New bus architectures have been introduced that deal directly with the problem of automatic recognition and configuration. Autorecognition is necessary so new devices added to a system report their presence. This could happen at boot/reset time, or better yet, as soon as the new hardware is inserted. Buses and hardware that support hot plugability allow software to safely add and remove hardware without a reboot.

Auto-configuration allows software to assign available resources to software-configurable hardware. This feature allows naive users to install new hardware without first setting jumpers. The operating system ultimately remains in charge of assignment of resources to various devices, whether installed prior to or post-boot.

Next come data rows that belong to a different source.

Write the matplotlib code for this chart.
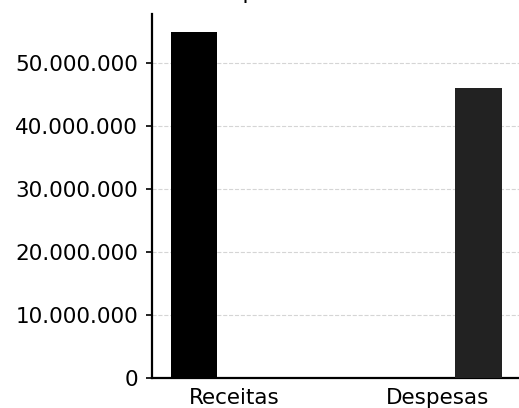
import numpy as np
import matplotlib.pyplot as plt
from matplotlib.ticker import FuncFormatter

categorias = ['Receitas', 'Despesas']
valores = [55000000, 46000000]
cores = ['#000000', '#222222']
deslocamento = [-0.2, 0.2]

fig = plt.figure(figsize=(5.19, 4.08), dpi=100)
ax = fig.add_axes([0.293, 0.0735, 0.707, 0.8925])

x = np.arange(len(categorias))
for i in range(len(categorias)):
    ax.bar(x[i] + deslocamento[i], valores[i], width=0.23, color=cores[i], zorder=3)

ax.set_xticks(x)
ax.set_xticklabels(categorias)
ax.set_xlim(-0.406, 1.40)
ax.set_ylim(0, 57800000)
ax.set_yticks(np.arange(0, 60000000, 10000000))
ax.yaxis.set_major_formatter(FuncFormatter(lambda v, p: f'{int(v):,}'.replace(',', '.')))

ax.grid(axis='y', linestyle='--', color='#d5d5d5', linewidth=0.8, zorder=0)
for s in ['top', 'right']:
    ax.spines[s].set_visible(False)
ax.spines['left'].set_linewidth(1.6)
ax.spines['bottom'].set_linewidth(1.6)
ax.tick_params(axis='y', labelsize=15.5, length=4, width=1.2, pad=6)
ax.tick_params(axis='x', labelsize=15.5, length=0, pad=7)

# titulo quase todo fora da imagem, como na referencia
fig.text(0.5, 1.0035, 'Receitas e Despesas Totais 2023', ha='center', va='baseline', fontsize=15.5)

fig.savefig('out.png', dpi=100)
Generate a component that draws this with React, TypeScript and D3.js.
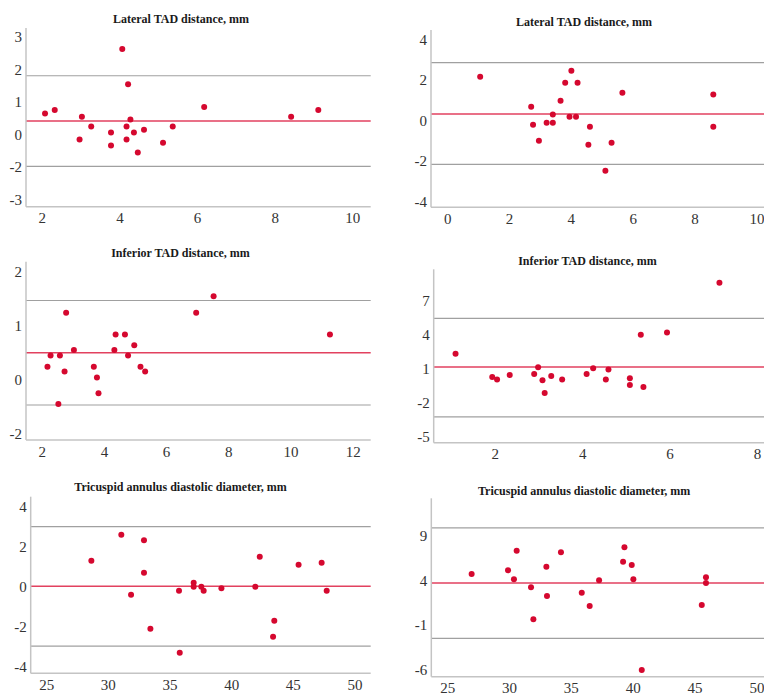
import React from "react";
import * as d3 from "d3";

// Lateral TAD distance (left)
const latAX = [2.07, 2.32, 2.96, 3.02, 3.26, 3.77, 3.77, 4.06, 4.21, 4.17, 4.17, 4.27, 4.36, 4.46, 4.62, 5.11, 5.36, 6.17, 8.41, 9.11];
const latAY = [0.66, 0.77, -0.14, 0.56, 0.26, 0.07, -0.33, 2.64, 1.56, 0.26, -0.14, 0.47, 0.07, -0.54, 0.16, -0.24, 0.26, 0.86, 0.56, 0.77];
const latALines = [1.82, 0.43, -0.97];
const latAYTicks = [3, 2, 1, 0, -1, -2];
const latAYLabels = ["3", "2", "1", "0", "-2", "-3"];
const latAXTicks = [2, 4, 6, 8, 10];

// Lateral TAD distance (right)
const latBX = [1.05, 2.7, 2.76, 2.95, 3.2, 3.4, 3.4, 3.65, 3.8, 3.94, 4.0, 4.15, 4.2, 4.55, 4.6, 5.1, 5.3, 5.65, 8.59, 8.59];
const latBY = [2.19, 0.7, -0.19, -0.98, -0.09, 0.31, -0.09, 1.0, 1.89, 0.21, 2.48, 0.21, 1.89, -1.18, -0.29, -2.47, -1.08, 1.39, 1.3, -0.29];
const latBLines = [2.88, 0.34, -2.15];
const latBYTicks = [4, 2, 0, -2, -4];
const latBYLabels = ["4", "2", "0", "-2", "-4"];
const latBXTicks = [0, 2, 4, 6, 8, 10];

// Inferior TAD distance (left)
const infAX = [2.17, 2.27, 2.52, 2.57, 2.72, 2.77, 3.02, 3.66, 3.76, 3.81, 4.32, 4.36, 4.66, 4.76, 4.96, 5.16, 5.31, 6.95, 7.51, 11.25];
const infAY = [0.24, 0.45, -0.45, 0.45, 0.15, 1.24, 0.55, 0.24, 0.04, -0.25, 0.55, 0.84, 0.84, 0.45, 0.64, 0.24, 0.15, 1.24, 1.55, 0.84];
const infALines = [1.47, 0.5, -0.47];
const infAYTicks = [2, 1, 0, -1];
const infAYLabels = ["2", "1", "0", "-2"];
const infAXTicks = [2, 4, 6, 8, 10, 12];

// Inferior TAD distance (right)
const infBX = [1.09, 1.93, 2.04, 2.33, 2.89, 2.98, 3.08, 3.13, 3.28, 3.53, 4.09, 4.24, 4.53, 4.59, 5.08, 5.08, 5.33, 5.39, 5.93, 7.13];
const infBY = [2.36, 0.31, 0.1, 0.48, 0.57, 1.16, 0.02, -1.1, 0.4, 0.1, 0.57, 1.07, 0.1, 0.98, 0.19, -0.4, 4.03, -0.57, 4.24, 8.61];
const infBLines = [5.48, 1.19, -3.21];
const infBYTicks = [7, 4, 1, -2, -5];
const infBYLabels = ["7", "4", "1", "-2", "-5"];
const infBXTicks = [2, 4, 6, 8];

// Tricuspid annulus diastolic diameter (left)
const triAX = [28.62, 31.05, 31.84, 32.89, 32.89, 33.41, 35.73, 35.79, 36.92, 36.92, 37.54, 37.73, 39.17, 41.92, 42.28, 43.36, 43.46, 45.43, 47.3, 47.71];
const triAY = [1.3, 2.6, -0.4, 2.32, 0.7, -2.1, -0.2, -3.3, 0.2, 0.0, 0.0, -0.2, -0.08, 0.0, 1.5, -2.5, -1.7, 1.1, 1.2, -0.2];
const triALines = [3.0, 0.02, -2.97];
const triAYTicks = [4, 2, 0, -2, -4];
const triAYLabels = ["4", "2", "0", "-2", "-4"];
const triAXTicks = [25, 30, 35, 40, 45, 50];

// Tricuspid annulus diastolic diameter (right)
const triBX = [26.94, 29.88, 30.36, 30.58, 31.74, 31.93, 32.98, 33.03, 34.16, 35.84, 36.48, 37.24, 39.18, 39.29, 39.88, 40.01, 40.69, 45.54, 45.88, 45.88];
const triBY = [4.75, 5.16, 4.15, 7.36, 3.26, -0.33, 5.57, 2.28, 7.18, 2.66, 1.16, 4.04, 6.13, 7.74, 5.76, 4.15, -6.0, 1.28, 4.38, 3.74];
const triBLines = [9.9, 3.74, -2.45];
const triBYTicks = [9, 4, -1, -6];
const triBYLabels = ["9", "4", "-1", "-6"];
const triBXTicks = [25, 30, 35, 40, 45, 50];

const latTitle = "Lateral TAD distance, mm";
const infTitle = "Inferior TAD distance, mm";
const triTitle = "Tricuspid annulus diastolic diameter, mm";

const panels = [
  { title: latTitle, xs: latAX, ys: latAY, lines: latALines, yTicks: latAYTicks, yLabels: latAYLabels, xTicks: latAXTicks,
    box: [26, 28, 370.7, 206.7], xDom: [1.58, 10.46], yDom: [-2.21, 3.29], titleX: 181, titleY: 23 },
  { title: latTitle, xs: latBX, ys: latBY, lines: latBLines, yTicks: latBYTicks, yLabels: latBYLabels, xTicks: latBXTicks,
    box: [431, 30, 764, 207.3], xDom: [-0.54, 10.23], yDom: [-4.28, 4.5], titleX: 584, titleY: 26 },
  { title: infTitle, xs: infAX, ys: infAY, lines: infALines, yTicks: infAYTicks, yLabels: infAYLabels, xTicks: infAXTicks,
    box: [26, 261.7, 370.7, 440], xDom: [1.48, 12.56], yDom: [-1.12, 2.19], titleX: 180.5, titleY: 256.7 },
  { title: infTitle, xs: infBX, ys: infBY, lines: infBLines, yTicks: infBYTicks, yLabels: infBYLabels, xTicks: infBXTicks,
    box: [433.7, 269.3, 764, 442.7], xDom: [0.59, 8.15], yDom: [-5.48, 9.8], titleX: 587.5, titleY: 264.7 },
  { title: triTitle, xs: triAX, ys: triAY, lines: triALines, yTicks: triAYTicks, yLabels: triAYLabels, xTicks: triAXTicks,
    box: [30.7, 496.7, 370.7, 673.3], xDom: [23.7, 51.28], yDom: [-4.33, 4.5], titleX: 180.5, titleY: 491.3 },
  { title: triTitle, xs: triBX, ys: triBY, lines: triBLines, yTicks: triBYTicks, yLabels: triBYLabels, xTicks: triBXTicks,
    box: [431.3, 498.3, 764, 676.7], xDom: [23.68, 50.57], yDom: [-6.75, 13.22], titleX: 584.2, titleY: 494.7 },
];

const serif = { fontFamily: "Liberation Serif" };

function Panel({ p }: { p: any }) {
  const [l, t, r, b] = p.box;
  const x = d3.scaleLinear().domain(p.xDom).range([l, r]);
  const y = d3.scaleLinear().domain(p.yDom).range([b, t]);
  return (
    <g>
      <text x={p.titleX} y={p.titleY} textAnchor="middle" style={serif} fontWeight="bold" fontSize={12} fill="#1a1a1a">
        {p.title}
      </text>
      {p.lines.map((v: number, i: number) => (
        <line key={i} x1={l} x2={r} y1={y(v)} y2={y(v)}
          stroke={i === 1 ? "#e2415f" : "#a0a0a0"} strokeWidth={i === 1 ? 1.5 : 1.2} />
      ))}
      <line x1={l} x2={l} y1={t} y2={b} stroke="#c4c4c4" strokeWidth={1.5} />
      <line x1={l} x2={r} y1={b} y2={b} stroke="#c4c4c4" strokeWidth={1.5} />
      {p.yTicks.map((v: number, i: number) => (
        <text key={i} x={l - 4} y={y(v) + 5} textAnchor="end" style={serif} fontSize={15} fill="#333">
          {p.yLabels[i]}
        </text>
      ))}
      {p.xTicks.map((v: number) => (
        <text key={v} x={x(v)} y={b + 16.5} textAnchor="middle" style={serif} fontSize={15} fill="#333">
          {v}
        </text>
      ))}
      {p.xs.map((v: number, i: number) => (
        <circle key={i} cx={x(v)} cy={y(p.ys[i])} r={3} fill="#d5082f" />
      ))}
    </g>
  );
}

export default function App() {
  return (
    <svg width={764} height={693} style={{ position: "absolute", left: 0, top: 0, background: "#fff" }}>
      {panels.map((p, i) => (
        <Panel key={i} p={p} />
      ))}
    </svg>
  );
}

Considerable effort is spent in subsequent chapters describing the protocol Windows 2000 uses to support auto recognition and configuration. It should be apparent, however, that regardless of the device and bus type, a well-behaved device must support several features.

DEVICE RESOURCE LISTS

At a minimum, a device must identify itself and provide the system with a list of resources that it consumes. The list should include

• Manufacturer ID

• Device type ID

• I/O space requirements

• Interrupt requirements

• DMA channel requirements

• Device memory requirements

NO JUMPERS OR SWITCHES

To support auto-configuration, the device must allow authorized software to dynamically set and change port, interrupt, and DMA channel assignments. This permits Windows 2000 to arbitrate resource conflicts among competing devices.

CHANGE NOTIFICATION

The device, in conjunction with the bus to which it attaches, must generate a notification signal whenever the device is inserted or removed. Without this feature, it is not possible to support hot-plugability or auto-recognition.